Felix van Groeningen n’est pas un inconnu de la Croisette ou d’autres festivals (La Merditude des Choses, Alabama Monroe, Belgica, My Beautiful Boy). Il nous revient toujours avec un brin d’émotion, qui gagne à être connu du grand public. C’est chose faite avec son dernier film tourné aux Etats-Unis. À présent, il est temps de se tourner vers une nouvelle complicité, où la paternité devient une passerelle vers la fraternité. Une amitié naît de l’enfance et se reconstruit à l’âge adulte. Une aventure au sommet, remplie d’amour et de peine, réunit le cinéaste belge à sa compagne, Charlotte Vandermeersch, afin d’immortaliser les fortes sensations d’un voyage fait d’allers et de retours, entre le temps et l'espace.
C’est dans les Aples italiennes qu’ils se tournent, face à l’immensité du décor, les inspirant davantage pour mettre en scène les relations conflictuelles et fraternelles de deux garçons. Pietro (Luca Marinelli) n’est pas du coin, mais la période estivale lui a donné l’occasion de rencontrer Bruno (Alessandro Borghi). L’un mène une vie plus aisée que l’autre, tandis que l’un aura plus d’assurance et d’énergie à revendre. Pourtant, leurs différences s’effacent dès lors qu’ils entreprennent l’ascension de la montagne. Il n’y a plus qu’un fil pour les unir, comme pour sceller leur destin, notamment à travers la figure du père de Pietro, qui reconnaîtra en Bruno le fils spirituel qui partagerait sa passion pour ce genre de randonnée. Tout le récit déroule toute sa force tranquille dans une endurance admirable, qu’il convient de découvrir dans des conditions optimales et propices à une évasion de 2h27.
Cette durée admettra toutefois ses moments de suspensions, qui se confondent avec la contemplation personnelle des cinéastes, jusqu’à citer leur approche un peu citadine dans ces contrées désertées qui reçoivent la visite occasionnelle de touristes. Le rapport à la nature devient alors un sujet que l’on remet au centre des discussions, où Pietro serait le narrateur et l’explorateur. Il n’est d’ailleurs pas très étonnant de voir l’adaptation du roman de Paolo Cognetti tomber entre les mains de van Groeningen, qui déjà pu explorer des thématiques qu’il retrouve et qu’il exploite à la manière d’un ermite qui aurait atteint sa maturité. Les longueurs peuvent ainsi se dissiper à travers le parcours atypique du héros un peu solitaire, fragile, mais convaincu qu’il lui reste encore une ascension de plus pour gagner la compréhension d’une vie qui lui échappe. Il ne sait pas où aller, ni quand s’arrêter. Une chose est sûre cependant, il n’est pas près de quitter cette vallée, où ses souvenirs d’enfance pèsent sur son présent. Une maison fait-main en témoigne, tout comme le dernier homme qui renonce à l’appel de l’aventure, pour finalement chercher la même chose, à savoir le bonheur.

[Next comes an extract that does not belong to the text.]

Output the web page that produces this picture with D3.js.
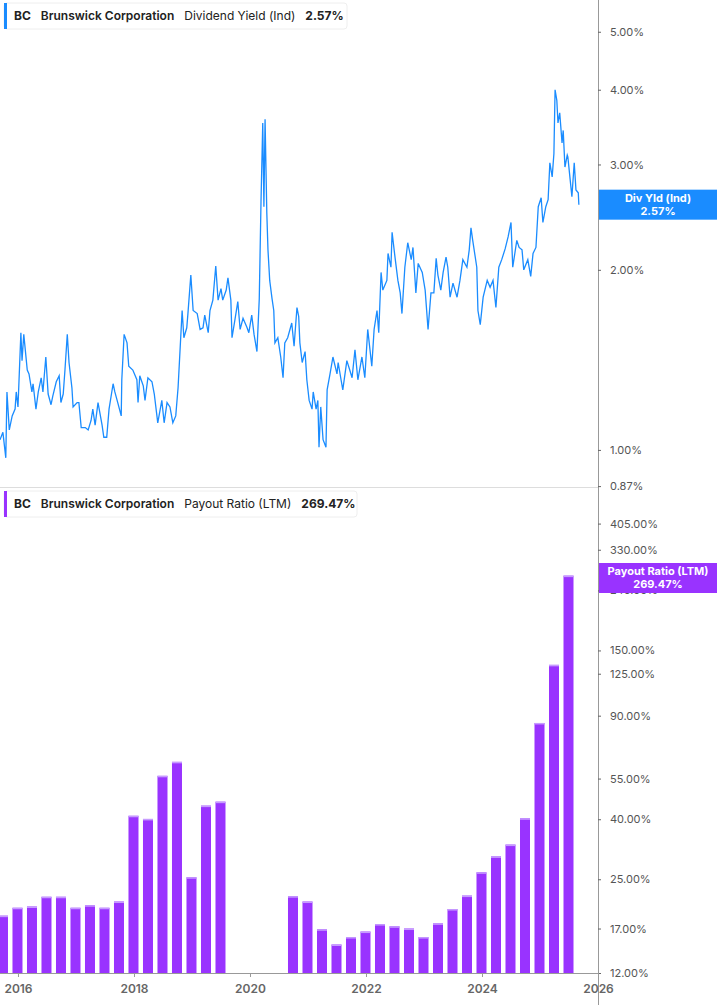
<!DOCTYPE html>
<html><head><meta charset="utf-8">
<script src="https://cdn.jsdelivr.net/npm/d3@7"></script>
<style>body{margin:0;background:#fff;font-family:Inter,"Noto Sans",sans-serif}</style>
</head><body><svg id="c" width="717" height="1005"></svg>
<script>
const yieldYears=[2015.69,2015.74,2015.79,2015.81,2015.85,2015.90,2015.95,2015.97,2016.00,2016.05,2016.07,2016.10,2016.16,2016.19,2016.24,2016.26,2016.31,2016.35,2016.40,2016.43,2016.48,2016.52,2016.57,2016.60,2016.66,2016.71,2016.74,2016.78,2016.81,2016.85,2016.88,2016.93,2016.95,2017.02,2017.05,2017.09,2017.16,2017.21,2017.26,2017.29,2017.33,2017.38,2017.45,2017.48,2017.53,2017.57,2017.64,2017.67,2017.72,2017.78,2017.79,2017.83,2017.88,2017.91,2017.98,2018.05,2018.07,2018.10,2018.16,2018.19,2018.24,2018.31,2018.35,2018.41,2018.48,2018.52,2018.57,2018.62,2018.67,2018.72,2018.76,2018.83,2018.86,2018.91,2018.93,2018.98,2019.02,2019.09,2019.14,2019.19,2019.22,2019.28,2019.31,2019.36,2019.41,2019.45,2019.50,2019.53,2019.59,2019.62,2019.67,2019.69,2019.74,2019.79,2019.83,2019.88,2019.95,2019.98,2020.03,2020.07,2020.12,2020.16,2020.19,2020.22,2020.24,2020.26,2020.29,2020.31,2020.34,2020.38,2020.41,2020.43,2020.48,2020.53,2020.57,2020.60,2020.65,2020.72,2020.76,2020.81,2020.84,2020.86,2020.90,2020.95,2020.98,2021.02,2021.07,2021.09,2021.14,2021.17,2021.19,2021.22,2021.26,2021.31,2021.33,2021.38,2021.43,2021.50,2021.52,2021.57,2021.60,2021.67,2021.72,2021.76,2021.81,2021.86,2021.93,2021.98,2022.03,2022.10,2022.14,2022.19,2022.22,2022.26,2022.29,2022.36,2022.38,2022.43,2022.45,2022.50,2022.55,2022.59,2022.62,2022.67,2022.72,2022.78,2022.81,2022.86,2022.90,2022.97,2023.02,2023.07,2023.12,2023.17,2023.21,2023.24,2023.29,2023.33,2023.38,2023.41,2023.45,2023.50,2023.57,2023.62,2023.67,2023.74,2023.78,2023.81,2023.84,2023.91,2023.93,2023.97,2024.02,2024.09,2024.14,2024.19,2024.24,2024.29,2024.34,2024.40,2024.45,2024.50,2024.53,2024.60,2024.64,2024.69,2024.72,2024.79,2024.84,2024.88,2024.93,2024.97,2025.02,2025.05,2025.10,2025.14,2025.17,2025.21,2025.24,2025.26,2025.29,2025.31,2025.34,2025.38,2025.40,2025.43,2025.47,2025.48,2025.52,2025.55,2025.59,2025.62,2025.66,2025.67];
const yieldValues=[1.04,1.07,0.97,1.25,1.08,1.14,1.17,1.25,1.18,1.57,1.41,1.56,1.36,1.34,1.25,1.29,1.17,1.25,1.32,1.25,1.43,1.24,1.19,1.23,1.30,1.33,1.20,1.24,1.36,1.56,1.40,1.27,1.18,1.20,1.20,1.09,1.09,1.08,1.12,1.17,1.10,1.20,1.10,1.05,1.05,1.17,1.29,1.25,1.20,1.14,1.31,1.56,1.51,1.38,1.36,1.31,1.20,1.33,1.28,1.21,1.32,1.30,1.24,1.11,1.21,1.11,1.20,1.18,1.11,1.14,1.27,1.71,1.54,1.60,1.69,1.96,1.71,1.69,1.59,1.60,1.68,1.57,1.71,1.78,2.03,1.78,1.86,1.78,1.85,1.94,1.78,1.54,1.65,1.77,1.59,1.66,1.60,1.57,1.68,1.56,1.46,1.79,2.60,3.52,2.55,3.57,2.49,2.16,1.92,1.79,1.71,1.51,1.54,1.43,1.32,1.51,1.54,1.63,1.49,1.73,1.67,1.51,1.40,1.46,1.31,1.21,1.17,1.25,1.17,1.21,1.01,1.18,1.04,1.01,1.26,1.34,1.43,1.34,1.40,1.31,1.26,1.41,1.36,1.32,1.47,1.31,1.43,1.32,1.59,1.38,1.59,1.71,1.57,1.98,1.85,1.92,2.13,2.02,2.31,2.10,1.92,1.83,1.69,2.02,2.22,2.08,2.18,1.83,2.05,1.98,1.85,1.59,1.83,1.83,2.09,1.96,1.85,1.98,2.10,2.02,1.80,1.90,1.80,1.92,2.08,2.02,2.16,2.35,2.24,2.02,1.71,1.62,1.80,1.92,1.87,1.92,1.73,2.02,2.08,2.17,2.27,2.40,2.02,2.24,2.18,2.16,2.00,2.08,1.95,2.13,2.18,2.55,2.64,2.40,2.55,2.62,3.02,2.86,3.13,4.00,3.84,3.52,3.66,3.26,3.42,2.97,3.11,3.09,2.83,2.65,3.02,2.72,2.69,2.57];
const payoutQuarters=["2015Q3","2015Q4","2016Q1","2016Q2","2016Q3","2016Q4","2017Q1","2017Q2","2017Q3","2017Q4","2018Q1","2018Q2","2018Q3","2018Q4","2019Q1","2019Q2","2020Q3","2020Q4","2021Q1","2021Q2","2021Q3","2021Q4","2022Q1","2022Q2","2022Q3","2022Q4","2023Q1","2023Q2","2023Q3","2023Q4","2024Q1","2024Q2","2024Q3","2024Q4","2025Q1","2025Q2"];
const payoutValues=[18.8,20.0,20.2,21.8,21.8,20.0,20.4,20.0,21.0,41.1,40.1,56.2,62.7,25.4,44.5,45.9,21.9,21.0,16.9,15.0,15.9,16.6,17.6,17.3,17.0,15.9,17.7,19.8,22.0,26.4,29.9,32.8,40.3,85,134,269.47];
const yieldTicks=[1,2,3,4,5];
const payoutTicks=[12,17,25,40,55,90,125,150,240,330,405];
const yearTicks=[2016,2018,2020,2022,2024,2026];

const svg=d3.select("#c");
const W=598;
const x=d3.scaleLinear().domain([2015.69,2026.0]).range([0,W]);
const yTop=d3.scaleLog().domain([0.867,5.65]).range([487,0]);
const yBot=d3.scaleLog().domain([12,531]).range([973,489]);
const blue="#1a8cff", purple="#9933ff";

// separator & axes
svg.append("line").attr("x1",0).attr("x2",W).attr("y1",487.5).attr("y2",487.5).attr("stroke","#ddd");
svg.append("line").attr("x1",W+0.5).attr("x2",W+0.5).attr("y1",0).attr("y2",1005).attr("stroke","#999");
svg.append("line").attr("x1",0).attr("x2",W).attr("y1",973.5).attr("y2",973.5).attr("stroke","#999");

const gT=svg.append("g").attr("transform",`translate(${W},0)`).call(d3.axisRight(yTop).tickValues(yieldTicks.concat([0.87])).tickSize(3).tickFormat(d=>d.toFixed(2)+"%"));
const gB=svg.append("g").attr("transform",`translate(${W},0)`).call(d3.axisRight(yBot).tickValues(payoutTicks).tickSize(3).tickFormat(d=>d.toFixed(2)+"%"));
[gT,gB].forEach(g=>{g.select(".domain").remove();g.selectAll("line").attr("stroke","#666");g.selectAll("text").attr("fill","#555").style("font-size","11px").style("font-family","Inter").attr("x",12);});

const gX=svg.append("g").attr("transform","translate(0,973)").call(d3.axisBottom(x).tickValues(yearTicks).tickSize(4).tickFormat(d3.format("d")));
gX.select(".domain").remove();
gX.selectAll("line").attr("stroke","#999");
gX.selectAll("text").attr("fill","#666").style("font-size","12px").style("font-weight","600").style("font-family","Inter").attr("dy","1.1em");

// line
const pts=yieldYears.map((t,i)=>[t,yieldValues[i]]);
svg.append("path").datum(pts).attr("fill","none").attr("stroke",blue).attr("stroke-width",1.3)
 .attr("d",d3.line().x(d=>x(d[0])).y(d=>yTop(d[1])));

// bars
const qt=q=>{const y=+q.slice(0,4),n=+q.slice(5);return y+n*0.25;};
payoutQuarters.forEach((q,i)=>{
  const cx=x(qt(q)), v=payoutValues[i];
  svg.append("rect").attr("x",cx-5.5).attr("width",10).attr("y",yBot(v)).attr("height",973-yBot(v)).attr("fill",purple);
  svg.append("rect").attr("x",cx-5.5).attr("width",10).attr("y",yBot(v)).attr("height",1.5).attr("fill","#c69cff");
});

// legends
function legend(y,w,color,metric,val){
  const g=svg.append("g").attr("transform",`translate(4,${y})`);
  g.append("rect").attr("width",w).attr("height",26).attr("rx",3).attr("fill","#fff").attr("stroke","#eee");
  g.append("rect").attr("width",3).attr("height",26).attr("fill",color);
  const t=g.append("text").attr("x",10).attr("y",17).style("font-size","12px").style("font-family","Inter").attr("fill","#222");
  t.append("tspan").text("BC").style("font-weight","700");
  t.append("tspan").attr("dx",10).text("Brunswick Corporation").style("font-weight","600");
  t.append("tspan").attr("dx",10).text(metric).style("font-weight","400");
  t.append("tspan").attr("dx",10).text(val).style("font-weight","700");
}
legend(3,343,blue,"Dividend Yield (Ind)","2.57%");
legend(491,353,purple,"Payout Ratio (LTM)","269.47%");

// tags
function tag(y,color,l1,l2){
  svg.append("rect").attr("x",W+1).attr("y",y).attr("width",717-W).attr("height",30).attr("fill",color);
  svg.append("text").attr("x",W+60).attr("y",y+12).attr("text-anchor","middle").attr("fill","#fff").style("font-size","11px").style("font-weight","700").style("font-family","Inter").text(l1);
  svg.append("text").attr("x",W+60).attr("y",y+25).attr("text-anchor","middle").attr("fill","#fff").style("font-size","11px").style("font-weight","700").style("font-family","Inter").text(l2);
}
tag(yTop(2.57)-15,blue,"Div Yld (Ind)","2.57%");
tag(563,purple,"Payout Ratio (LTM)","269.47%");
</script></body></html>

Par sa photographie somptueuse et son format 4:3 qui donne des vertiges, « Le Otto Montagne » (Les Huits Montagnes) convoque la sensibilité d’un spectateur, dont le goût de l’aventure pourrait être réveillé l’instant d’une œuvre qui en dégage sa passion et sa richesse. Deux hommes confrontent leur mode de vie, leur passé et leur avenir, le tout rythmé par des ellipses essentielles à leur développement, leur déracinement et leur apprentissage. Le fantôme de leur paternel erre encore dans le hors-champ, mais leur lutte pour se libérer d’un héritage force le respect. On regrettera toutefois de ne pas retrouver cette masse émotionnelle nous frapper avec tout le poids d’une montagne, en guise de réconciliation ou de carte postale.